Michelson–Morley got it wrong too, but getting things wrong, when you know its wrong, its an advancement.

leephillips

This is an interesting article due to the historical connections it makes. I mention the paper in question on p. 120 of my book about Noether’s Theorem (https://lee-phillips.org/noether) and quote Heisenberg on why violation of energy conservation, and therefore the paper, was unacceptable (something that the article doesn’t really discuss—after all, other conservation laws were abandoned or modified as needed): it’s because Noether’s Theorem shows that energy conservation is equivalent to invariance with regard to time translation, something that no one would be willing to give up. This means that energy must be conserved in every interaction, not just statistically.

naasking

> “Its radically new approach paved the way for a greater understanding, that methods and concepts of classical physics could not be carried over in a future quantum mechanics.”

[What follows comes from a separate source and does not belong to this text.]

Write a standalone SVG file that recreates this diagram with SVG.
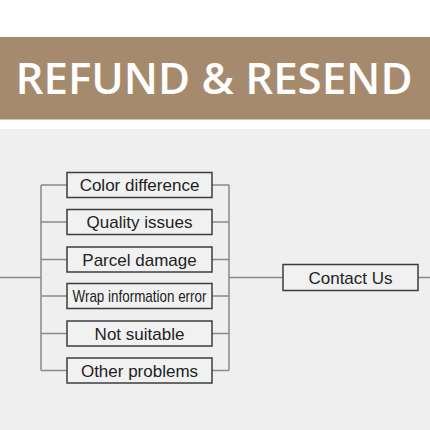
<svg xmlns="http://www.w3.org/2000/svg" width="430" height="430" viewBox="0 0 430 430">
<style>
.box{fill:#f1f1f1;stroke:#3c3c3c;stroke-width:1.5}
.lbl{font-family:"Liberation Sans",Arial,sans-serif;font-size:17px;fill:#222;text-anchor:middle}
.con{stroke:#8a8a8a;stroke-width:1.5;fill:none}
</style>
<rect x="0" y="0" width="430" height="430" fill="#ffffff"/>
<rect x="0" y="129" width="430" height="301" fill="#efefef"/>
<rect x="0" y="37" width="430" height="82.5" fill="#a68a6d"/>
<text x="214" y="94" font-family="'Open Sans','Noto Sans',sans-serif" font-weight="600" font-size="43" fill="#ffffff" text-anchor="middle" textLength="397" lengthAdjust="spacingAndGlyphs">REFUND &amp; RESEND</text>
<g id="connectors">
<path class="con" d="M0 277.5H41M41 185V370.5M41 185H67M41 222H67M41 259.5H67M41 296H67M41 333.5H67M41 370.5H67"/>
<path class="con" d="M212 185H229M212 222H229M212 259.5H229M212 296H229M212 333.5H229M212 370.5H229M229 185V370.5M229 277.5H283M418 277.5H430"/>
</g>
<g id="n1"><rect class="box" x="67" y="172.5" width="145" height="25"/><text class="lbl" x="139.5" y="191">Color difference</text></g>
<g id="n2"><rect class="box" x="67" y="209.5" width="145" height="25"/><text class="lbl" x="139.5" y="228">Quality issues</text></g>
<g id="n3"><rect class="box" x="67" y="247" width="145" height="25"/><text class="lbl" x="139.5" y="265.5">Parcel damage</text></g>
<g id="n4"><rect class="box" x="67" y="283.5" width="145" height="25"/><text class="lbl" x="139.5" y="301.5" font-size="14" textLength="134" lengthAdjust="spacingAndGlyphs">Wrap information error</text></g>
<g id="n5"><rect class="box" x="67" y="321" width="145" height="25"/><text class="lbl" x="139.5" y="339.5">Not suitable</text></g>
<g id="n6"><rect class="box" x="67" y="358" width="145" height="25"/><text class="lbl" x="139.5" y="376.5">Other problems</text></g>
<g id="n7"><rect class="box" x="283" y="264.5" width="135" height="26"/><text class="lbl" x="350.5" y="283.5">Contact Us</text></g>
</svg>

This is incorrect. The Hamiltonian in both statistical and quantum mechanics has the same basic structure. Quantization is the only real difference, but the other methods and concepts are structurally the same.

> It was also a crucial factor in Heisenberg’s argument that the probabilistic character of his matrix mechanics (and also of Schrödinger’s 1926 version of quantum mechanics, called wave mechanics) couldn’t be explained away as a statistical expression of our ignorance about the details, as it is in classical statistical mechanics.

Too bad that's an incorrect inference. Bohmian mechanics proves that this inference is incorrect, and it's not the only possibility either.